In both cases, as you described it, the child will die. In both cases the child will suffer, but one may occur over a longer period, while the other is painful but quick. In one case, inaction is the cause, in the other direct action is the cause. Direct action to end life is more reprehensible than inaction that could result in the end of life, because one guarantees death, and the other assumes eventual death.

However, the reality of that use case is far more complex. Abandonment does not necessarily imply death as inevitable in the real world. It is a high probability, but not 100%, unlike outright murder. The child could be found, given to an orphanage, given to a friend who is childless and barren, etc. This false dichotomy is not a logical argument, and it has been consistently debunked because of its inherent flawed premise.

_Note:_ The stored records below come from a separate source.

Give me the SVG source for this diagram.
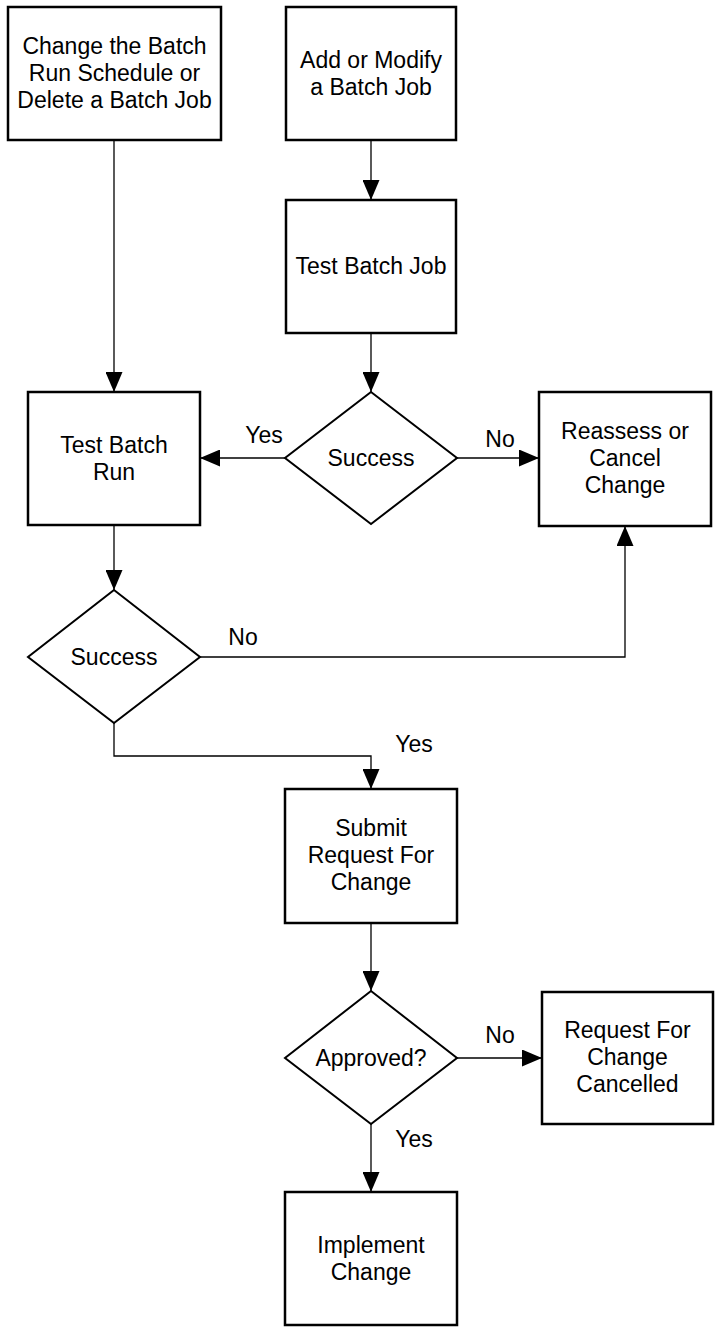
<svg xmlns="http://www.w3.org/2000/svg" width="718" height="1327" viewBox="0 0 718 1327">
  <style>
    .box { fill: #ffffff; stroke: #000000; stroke-width: 2.5; }
    .dec { fill: #ffffff; stroke: #000000; stroke-width: 2; }
    .lbl { font-family: "Liberation Sans", Arial, sans-serif; font-size: 23px; fill: #000000; text-anchor: middle; }
    .edge { fill: none; stroke: #000000; stroke-width: 1.3; marker-end: url(#arrow); }
    .edge-plain { fill: none; stroke: #000000; stroke-width: 1.3; }
  </style>
  <defs>
    <marker id="arrow" markerUnits="userSpaceOnUse" markerWidth="20" markerHeight="17" refX="20" refY="8.5" orient="auto">
      <path d="M0,0 L20,8.5 L0,17 Z" fill="#000000"/>
    </marker>
  </defs>
  <rect width="718" height="1327" fill="#ffffff"/>

  <!-- connectors -->
  <g id="connectors">
    <path class="edge" d="M114,140 L114,392"/>
    <path class="edge" d="M371,140 L371,200"/>
    <path class="edge" d="M371,333 L371,392"/>
    <path class="edge" d="M285,458 L200,458"/>
    <path class="edge" d="M457,458 L539,458"/>
    <path class="edge" d="M114,525 L114,590"/>
    <path class="edge" d="M200,657 L625,657 L625,526"/>
    <path class="edge" d="M114,723 L114,756 L371,756 L371,789"/>
    <path class="edge" d="M371,923 L371,991"/>
    <path class="edge" d="M457,1058 L542,1058"/>
    <path class="edge" d="M371,1124 L371,1192"/>
    <text class="lbl" x="264" y="443">Yes</text>
    <text class="lbl" x="500" y="447">No</text>
    <text class="lbl" x="243" y="645">No</text>
    <text class="lbl" x="414" y="752">Yes</text>
    <text class="lbl" x="500" y="1043">No</text>
    <text class="lbl" x="414" y="1147">Yes</text>
  </g>

  <g id="change-schedule">
    <rect class="box" x="8" y="7" width="213" height="133"/>
    <text class="lbl" x="114.5" y="53.5">Change the Batch</text>
    <text class="lbl" x="114.5" y="80.5">Run Schedule or</text>
    <text class="lbl" x="114.5" y="107.5">Delete a Batch Job</text>
  </g>

  <g id="add-modify">
    <rect class="box" x="286" y="7" width="170" height="133"/>
    <text class="lbl" x="371" y="68">Add or Modify</text>
    <text class="lbl" x="371" y="95">a Batch Job</text>
  </g>

  <g id="test-job">
    <rect class="box" x="286" y="200" width="170" height="133"/>
    <text class="lbl" x="371" y="274">Test Batch Job</text>
  </g>

  <g id="success-job">
    <polygon class="dec" points="371,392 457,458 371,524 285,458"/>
    <text class="lbl" x="371" y="466">Success</text>
  </g>

  <g id="test-run">
    <rect class="box" x="28" y="392" width="172" height="133"/>
    <text class="lbl" x="114" y="453">Test Batch</text>
    <text class="lbl" x="114" y="480">Run</text>
  </g>

  <g id="reassess">
    <rect class="box" x="539" y="392" width="172" height="134"/>
    <text class="lbl" x="625" y="439">Reassess or</text>
    <text class="lbl" x="625" y="466">Cancel</text>
    <text class="lbl" x="625" y="493">Change</text>
  </g>

  <g id="success-run">
    <polygon class="dec" points="114,590 200,657 114,723 28,657"/>
    <text class="lbl" x="114" y="665">Success</text>
  </g>

  <g id="submit-rfc">
    <rect class="box" x="285" y="789" width="172" height="134"/>
    <text class="lbl" x="371" y="836">Submit</text>
    <text class="lbl" x="371" y="863">Request For</text>
    <text class="lbl" x="371" y="890">Change</text>
  </g>

  <g id="approved">
    <polygon class="dec" points="371,991 457,1058 371,1124 285,1058"/>
    <text class="lbl" x="371" y="1066">Approved?</text>
  </g>

  <g id="rfc-cancelled">
    <rect class="box" x="542" y="992" width="171" height="132"/>
    <text class="lbl" x="627.5" y="1038">Request For</text>
    <text class="lbl" x="627.5" y="1065">Change</text>
    <text class="lbl" x="627.5" y="1092">Cancelled</text>
  </g>

  <g id="implement">
    <rect class="box" x="285" y="1192" width="172" height="133"/>
    <text class="lbl" x="371" y="1253">Implement</text>
    <text class="lbl" x="371" y="1280">Change</text>
  </g>
</svg>
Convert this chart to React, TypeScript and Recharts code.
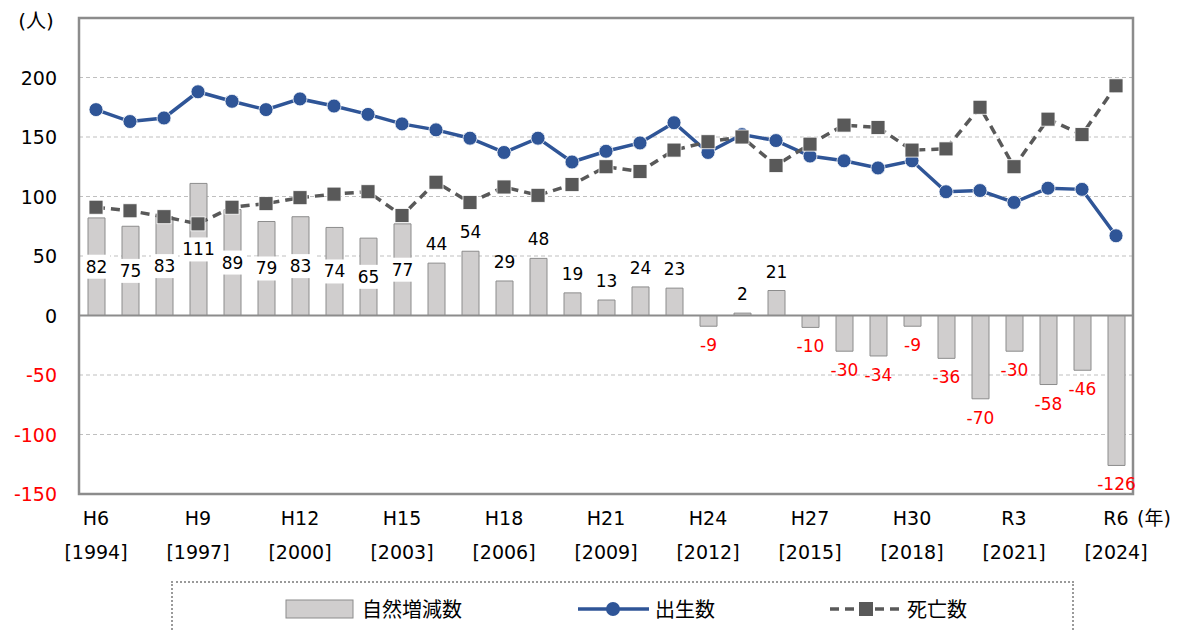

I know Rothbard's arguments on women and children, and to be frank I also find them logically flawed. That said, I do not consider Rothbard an authority on anarchocapitalism or logical thought.

Now lets take the ancom lifeboat example you used of the capitalist starving his fellow man.

The second man is faced with inevitable death if he does not take some of the resources away from the first man.

This is a false dichotomy for at least two reasons.

  1. The first man could build a fishing rod with the materials, fish for his food, and then either rent out his rod to the second man, or trade the fish for other foods from the second man. This is a voluntary exchange, and requires no aggressive action at all.
  2. The second man could negotiate with the first man to gain that resource by labour. Why would the owner of all the food waste his valuable time picking food, when he can pay someone to do it for him voluntarily? The first man gets fed, and the second man can look to do other things with his recently acquired free time.

But lets assume for now that both points are, for whatever reason, not possible for the second man to do, and his only options are what you describe.

If the first man wishes to enforce his unjust monopoly, then he must initiate aggression against the second man and use physical force to prevent him from taking the food and water he needs to survive. AnCap property is actually predicated on the violation of the non-aggression principle by the proprietor or his representative. Capitalism is a system of violence.

Now, lets break this down. First, I'll ignore the fact that your argument seems to be claiming the negative right of property ownership doesn't exist.

Secondly, you have conveniently glossed over the fact the initial act of aggression is taken by the first man for stealing property from its owner. That is an act of aggression. The fact you don't like that fact doesn't make it any less an act of aggression, and the act of taking any property from another, without consent, is theft. Ergo, responding to that act of aggression with force is a defensive act, not an aggressive one.

This is a typical semantic distortion used by many ancoms to strawman the anarchocapitalist positions on liberties & fairness. By recrafting the narrative to put the first man as some eternal victim to the second man, they are able to ignore the actual actions and consequences because of the need for survival, and create false dichotomies that misrepresent reality in the extreme.

Now that the argument you have made via the Crusoe econ illustration has been correctly framed, and not presented in the biased way you provided, you can see (I hope) that the argument you are making is illogical.

It is equally illogical to presume that capitalism is "wage slavery". That is taxation (an entity forcing you without consent to hand over your labour). No one is forcing anyone to take a specific job in capitalism (which is more than can be said for where people have attempted communism). Capitalism only requires that people work, and that work is judged economically by merit.

TLDR? : You are not required to set yourself on fire to keep others warm.